Lander’s comments follow the resignation of DocGo's CEO Anthony Capone on Friday, a day after the Albany Times Union reported that Capone lied about earning a master's degree.

The comptroller granted the city prior approval last year to fast track emergency contracts to house and care for newly arrived migrants, and bypass the normal approval process. City Hall spokesperson Charles Lutvak emphasized the importance of the emergency contracting powers.

“If the comptroller decides to put politics over the welfare of people seeking asylum and declare this crisis no longer an emergency, asylum seekers will have to sleep on the street while they wait for the comptroller to approve city contracts,” Lutvak said in a statement, adding that the city holds its contractors to the “highest standards” for providing services.

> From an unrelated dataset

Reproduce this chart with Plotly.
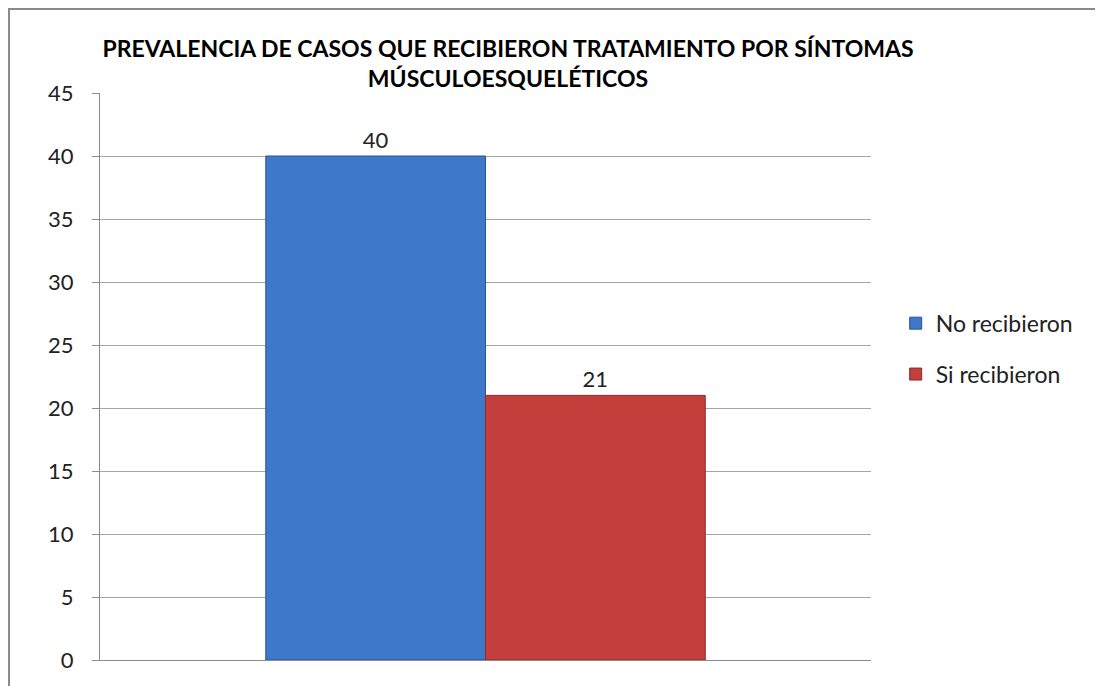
import plotly.graph_objects as go

# Datos del grafico
categoria = [""]
series = ["No recibieron", "Si recibieron"]
valores = [[40], [21]]
colores = ["#3d78ca", "#c43e3c"]
bordes = ["#2c5590", "#8e2a28"]
y_ticks = [0, 5, 10, 15, 20, 25, 30, 35, 40, 45]

titulo = ("<b>PREVALENCIA DE CASOS QUE RECIBIERON TRATAMIENTO POR SÍNTOMAS"
          "<br>MÚSCULOESQUELÉTICOS</b>")

FONT = "Lato, Open Sans, sans-serif"

fig = go.Figure()
for nombre, vals, color, borde in zip(series, valores, colores, bordes):
    fig.add_trace(go.Bar(
        x=categoria,
        y=vals,
        name=nombre,
        legendgroup=nombre,
        marker=dict(color=color, line=dict(color=borde, width=1)),
        text=[str(v) for v in vals],
        textposition="outside",
        textfont=dict(size=22, color="#222222", family=FONT),
        cliponaxis=False,
    ))

fig.update_layout(
    width=1103,
    height=686,
    barmode="group",
    bargap=0.43,
    bargroupgap=0,
    plot_bgcolor="white",
    paper_bgcolor="white",
    margin=dict(l=92, r=240, t=85, b=34),
    title=dict(text=titulo, x=0.4533, xanchor="center", y=0.928, yanchor="top",
               font=dict(size=23, color="#000000", family=FONT)),
    legend=dict(x=1.032, y=0.549, xanchor="left", yanchor="middle",
                font=dict(size=23, color="#222222", family=FONT),
                itemwidth=30, traceorder="grouped", tracegroupgap=18,
                bgcolor="rgba(0,0,0,0)"),
    font=dict(family=FONT),
    showlegend=True,
)

fig.update_yaxes(
    range=[0, 45],
    tickvals=y_ticks,
    showgrid=True,
    gridcolor="#a6a6a6",
    gridwidth=1,
    showline=True,
    linecolor="#8c8c8c",
    linewidth=1,
    ticks="outside",
    ticklen=7,
    tickcolor="#8c8c8c",
    ticklabelstandoff=14,
    tickfont=dict(size=22, color="#222222", family=FONT),
    zeroline=False,
)
fig.update_xaxes(
    showline=True,
    linecolor="#8c8c8c",
    linewidth=1,
    showticklabels=False,
    ticks="",
)

# marco exterior del grafico
fig.add_shape(type="rect", xref="paper", yref="paper",
              x0=-0.118, x1=1.4, y0=-0.2, y1=1.148,
              line=dict(color="#8a8a8a", width=2), fillcolor="rgba(0,0,0,0)",
              layer="below")

fig.write_html("out.html")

On Monday, Lander told reporters that a year ago he imagined the emergency contracts would be for local hotels, which the city has previously booked when running low on homeless shelter space.

Now, with over 59,000 migrants in the city’s care, the shelter network has ballooned to over 100 different sites, including sprawling weatherized tent cities and a network of upstate hotels and motels, which DocGo was hired to help manage.

“The DocGo contract illustrates some of the kinds of concerns we have that the blanket prior approval is too broad,” Lander said. He later added: “If you do something far beyond what’s standard, that’s going to take more review.”

Lander didn’t indicate when and if he would follow through and revoke the city’s “blanket prior approval,” as he put it. But he made plain it was no idle threat, adding he would not raise the prospect unless “we’re reconsidering it, unless we were looking at it pretty seriously.”

Lander also said he may “narrow” the city’s emergency contracting powers, rather than entirely revoke them. For example, he may still provide prior approval to certain “standard” contracts, but withhold approval for other, more atypical deals.

In a letter to the Department of Housing Preservation and Development earlier this month, Lander said the agency provided “little evidence” to show that DocGo had enough experience to perform the contract.

He also referenced “numerous reports” of staff mistreating or misleading asylum-seekers, providing subpar services, and failing to properly respond to reported assaults. Lander strongly urged the city agency to reconsider hiring DocGo, while Adams signaled his intent to move forward.